Jennifer resumed tickling me, but with unerring instincts she went this time not for my ribs but for my sides between my ribs and waist, a spot which always throws me into fits and which I couldn't defend with my arms.  Her fingers danced playfully but insistently on those spots, not stopping this time; again I clamped my arms to my sides but this brought no relief.  Kyla set about canceling the message from her email while I sat trapped in her chair--the desk in front of me, people behind me--laughing uncontrollably.  Jennifer just.  Kept.  Tickling.  I thrashed back and forth in the chair but that was about all I could do; no one but Jennifer was going to decide when this stopped.
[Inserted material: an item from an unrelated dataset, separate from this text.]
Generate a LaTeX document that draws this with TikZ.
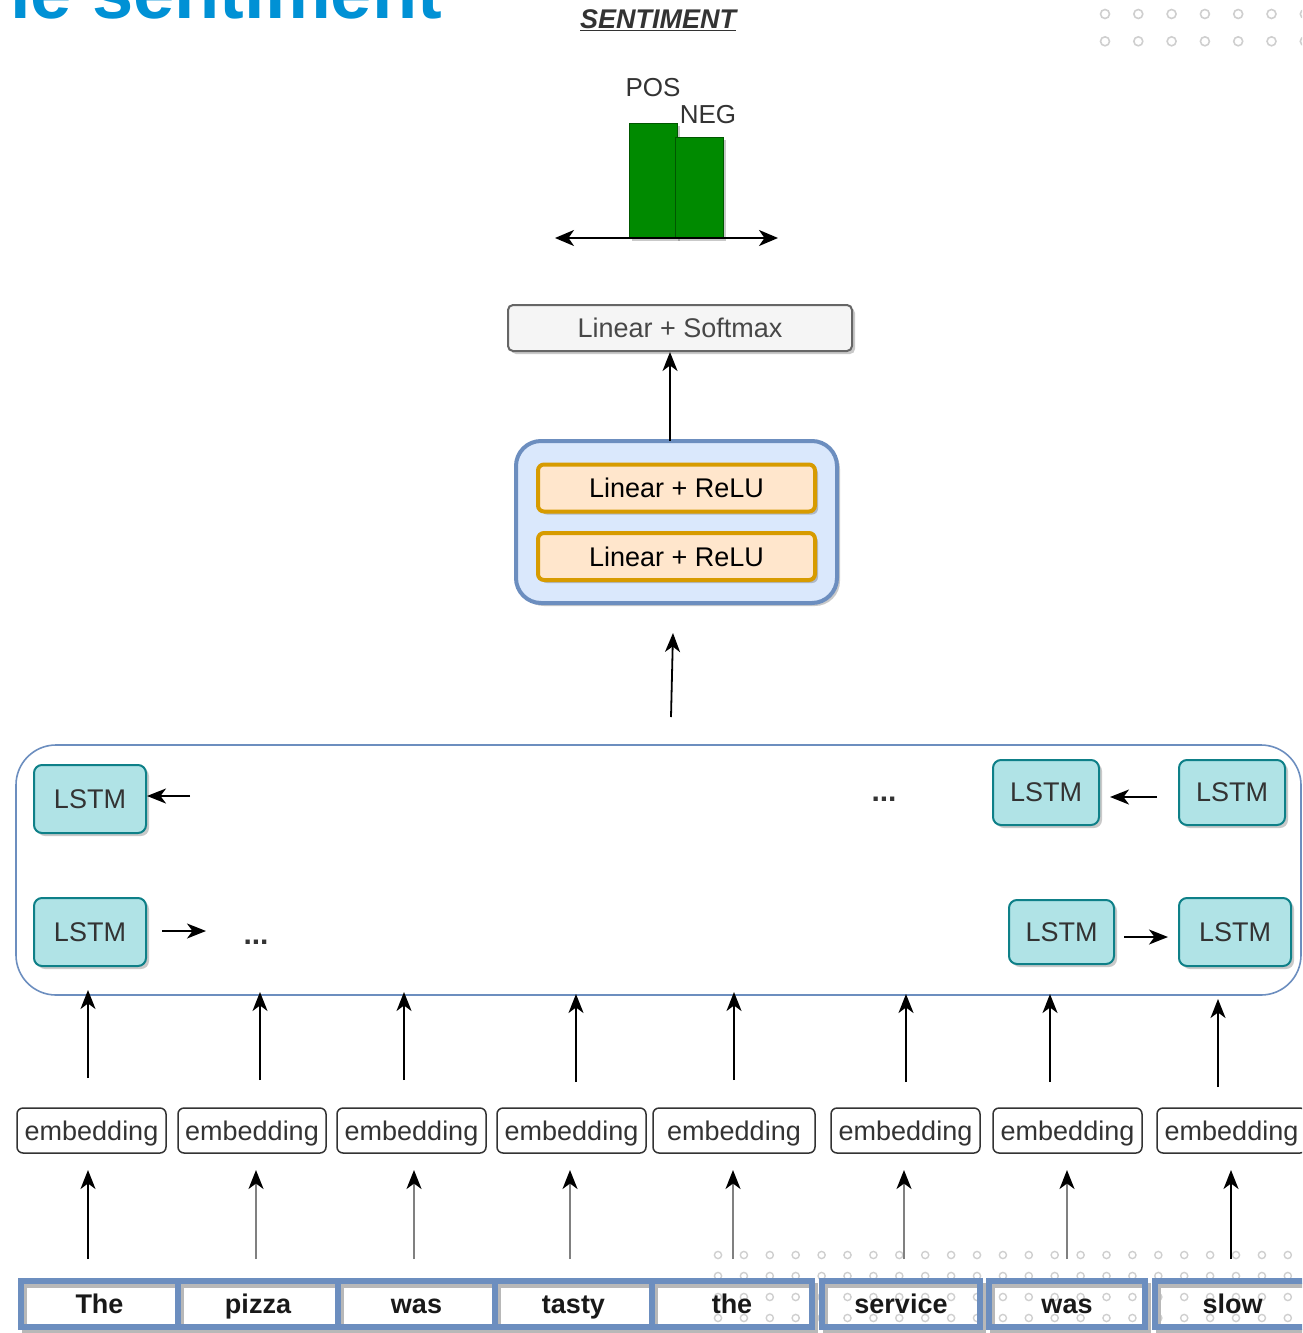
\documentclass[tikz,border=0pt]{standalone}
\usepackage{fontspec}
\setmainfont{Liberation Sans}
\usetikzlibrary{arrows.meta,shadows}
\definecolor{titleblue}{HTML}{0091D5}
\definecolor{lstmfill}{HTML}{B0E3E6}
\definecolor{lstmdraw}{HTML}{0E8088}
\definecolor{bluefill}{HTML}{DAE8FC}
\definecolor{bluedraw}{HTML}{6C8EBF}
\definecolor{orfill}{HTML}{FFE6CC}
\definecolor{ordraw}{HTML}{D79B00}
\definecolor{barg}{HTML}{008A00}
\definecolor{bard}{HTML}{005700}
\definecolor{dotgray}{HTML}{CFCFCF}
\definecolor{txt}{HTML}{333333}
\definecolor{smfill}{HTML}{F5F5F5}
\definecolor{smdraw}{HTML}{666666}
\definecolor{shaftgray}{HTML}{808080}
\tikzset{
  fs/.style={font=\fontsize{27}{32}\selectfont},
  shad/.style={drop shadow={shadow xshift=3pt,shadow yshift=-3pt,opacity=0.3,fill=black!70}},
  lstm/.style={fs,draw=lstmdraw,fill=lstmfill,line width=2pt,rounded corners=8pt,text=txt,inner sep=0pt,shad},
  emb/.style={fs,draw=txt,fill=white,line width=1.5pt,rounded corners=6pt,text=txt,inner sep=0pt,minimum height=45pt,text height=25pt,text depth=6pt},
  word/.style={fs,font=\fontsize{27}{32}\selectfont\bfseries,draw=bluedraw,line width=6pt,inner sep=0pt,minimum height=46pt,text=black!90,text height=22pt,text depth=4pt},
  orbox/.style={fs,draw=ordraw,fill=orfill,line width=4pt,rounded corners=6pt,inner sep=0pt,minimum width=277pt,minimum height=47pt,shad},
  arr/.style={line width=1.8pt,-{Stealth[length=19pt,width=15pt,inset=5.5pt]}},
  garr/.style={line width=2pt,draw=shaftgray,-{Stealth[length=19pt,width=15pt,inset=5.5pt,color=black]}},
  dots/.style={font=\fontsize{30}{34}\selectfont\bfseries,text=txt,inner sep=0pt,anchor=base},
}
\begin{document}
\begin{tikzpicture}[x=1pt,y=-1pt]
\useasboundingbox (0,0) rectangle (1302,1333);
\clip (0,0) rectangle (1302,1333);

% title (cropped)
\node[anchor=base west,text=titleblue,font=\fontsize{74}{80}\selectfont\bfseries,inner sep=0pt] (title) at (10,18) {le sentiment};

% decorative dots top right
\foreach \i in {0,...,6} \foreach \j in {0,1}
  \draw[dotgray,line width=1.6pt] ({1105+33.3*\i},{14+27.3*\j}) circle (4.5pt);

% sentiment chart
\node[font=\fontsize{27}{30}\selectfont\bfseries\itshape,text=txt,inner sep=0pt] (sent) at (658,20) {\underline{SENTIMENT}};
\draw[fill=barg,draw=bard,line width=1pt,shad] (629,123) rectangle (677,238);
\draw[fill=barg,draw=bard,line width=1pt,shad] (675,137) rectangle (723,238);
\coordinate (axl) at (555,238);
\coordinate (axr) at (778,238);
\draw[line width=2.2pt,{Stealth[length=19pt,width=16pt,inset=5.5pt]}-{Stealth[length=19pt,width=16pt,inset=5.5pt]}] (axl) -- (axr);
\node[font=\fontsize{26}{30}\selectfont,text=txt,inner sep=0pt] (pos) at (653,88) {POS};
\node[font=\fontsize{26}{30}\selectfont,text=txt,inner sep=0pt] (neg) at (708,115) {NEG};

% softmax
\node[fs,draw=smdraw,fill=smfill,line width=2pt,rounded corners=5pt,text=txt!90,minimum width=344pt,minimum height=46pt,inner sep=0pt,shad] (sm) at (680,328) {Linear + Softmax};

% MLP block
\node[draw=bluedraw,fill=bluefill,line width=4pt,rounded corners=25pt,minimum width=321pt,minimum height=162pt,shad] (mlp) at (676.5,522) {};
\node[orbox] (r1) at (676.5,488) {Linear + ReLU};
\node[orbox] (r2) at (676.5,556.5) {Linear + ReLU};
\coordinate (m1) at (670,441);
\draw[arr] (m1) -- (m1 |- sm.south);
\coordinate (c1) at (671,717);
\coordinate (c2) at (673,633);
\draw[arr] (c1) -- (c2);

% BiLSTM container
\draw[draw=bluedraw,line width=1.6pt,rounded corners=40pt] (16,745) rectangle (1301,995);
\node[lstm,minimum width=112pt,minimum height=68pt] (lt1) at (90,799) {LSTM};
\node[lstm,minimum width=112pt,minimum height=68pt] (lb1) at (90,932) {LSTM};
\node[lstm,minimum width=106pt,minimum height=65pt] (rt1) at (1046,792.5) {LSTM};
\node[lstm,minimum width=106pt,minimum height=65pt] (rt2) at (1232,792.5) {LSTM};
\node[lstm,minimum width=105pt,minimum height=64pt] (rb1) at (1061.5,932) {LSTM};
\node[lstm,minimum width=112pt,minimum height=68pt] (rb2) at (1235,932) {LSTM};
\node[dots] (d1) at (884,801) {...};
\node[dots] (d2) at (256,944) {...};
\coordinate (a1) at (190,796);
\draw[arr] (a1) -- (a1 -| lt1.east);
\coordinate (b1) at (1157,797);
\coordinate (b2) at (1110,797);
\draw[arr] (b1) -- (b2);
\coordinate (f1) at (162,931);
\coordinate (f2) at (206,931);
\draw[arr] (f1) -- (f2);
\coordinate (g1) at (1124,937);
\coordinate (g2) at (1168,937);
\draw[arr] (g1) -- (g2);

% embeddings
\node[emb,minimum width=149pt] (e1) at (91.5,1130.5) {embedding};
\node[emb,minimum width=148pt] (e2) at (252,1130.5) {embedding};
\node[emb,minimum width=149pt] (e3) at (411.5,1130.5) {embedding};
\node[emb,minimum width=149pt] (e4) at (571.5,1130.5) {embedding};
\node[emb,minimum width=162pt] (e5) at (734,1130.5) {embedding};
\node[emb,minimum width=149pt] (e6) at (905.5,1130.5) {embedding};
\node[emb,minimum width=149pt] (e7) at (1067.5,1130.5) {embedding};
\node[emb,minimum width=149pt] (e8) at (1231.5,1130.5) {embedding};

% arrows embedding -> LSTM
\foreach \x/\ys/\ye [count=\k] in {88/1078/990,260/1080/992,404/1080/992,576/1082/994,734/1080/992,906/1082/994,1050/1082/994,1218/1087/999}{
  \coordinate (us\k) at (\x,\ys);
  \coordinate (ue\k) at (\x,\ye);
  \draw[arr] (us\k) -- (ue\k);
}

% dots behind words
\foreach \i in {0,...,22} \foreach \j in {0,...,3}
  \draw[dotgray,line width=1.4pt] ({718+25.9*\i},{1255+21*\j}) circle (3.6pt);

% arrows word -> embedding
\foreach \x/\st [count=\k] in {88/arr,256/garr,414/garr,570/garr,733/garr,904/garr,1067/garr,1231/arr}{
  \coordinate (ws\k) at (\x,1259);
  \coordinate (we\k) at (\x,1170);
  \draw[\st] (ws\k) -- (we\k);
}

% word boxes with stroke shadow
\foreach \cx/\w in {99.5/157,258/160,416.5/157,573.5/157,732/160,901/158,1067/156,1232.5/155}{
  \draw[black!28,line width=5pt] ({\cx-\w/2+3},{1281+4}) rectangle ({\cx+\w/2+3},{1327+4});
}
\node[word,minimum width=157pt] (w1) at (99.5,1304) {The};
\node[word,minimum width=160pt] (w2) at (258,1304) {pizza};
\node[word,minimum width=157pt] (w3) at (416.5,1304) {was};
\node[word,minimum width=157pt] (w4) at (573.5,1304) {tasty};
\node[word,minimum width=160pt] (w5) at (732,1304) {the};
\node[word,minimum width=158pt] (w6) at (901,1304) {service};
\node[word,minimum width=156pt] (w7) at (1067,1304) {was};
\node[word,minimum width=155pt] (w8) at (1232.5,1304) {slow};
\end{tikzpicture}
\end{document}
Finally--finally--her fingers receded again.  I opened my eyes and looked around; the crowd of onlooking coworkers had grown somewhat.  A colleague named Luanne from an adjoining desk said, delightedly, "I heard her go 'Wade's ticklish!'  Then I heard Wade laughing!!"
A cheerful supervisor, Marsha, called from across the cubicle wasteland, "Wade, are you behaving yourself?"
Everyone dispersed, and I presume most people forgot about the incident as soon as it was over.  But Jennifer didn't.  Her favorite refrain over the next two years that we continued to work together was "I know just how to make you twitch!"  And her favorite hobby was doing just that, and only to me (though I couldn't possibly have been the only ticklish person in the office, surely).  Our last interaction before she left for her new job, in fact, was a merciless valedictory tickling that she inflicted in front of many public onlookers as I struggled to maintain composure: "This is the last time I'll get to do this," she grinned.  God knows if she found any suitably ticklish coworkers at her next job.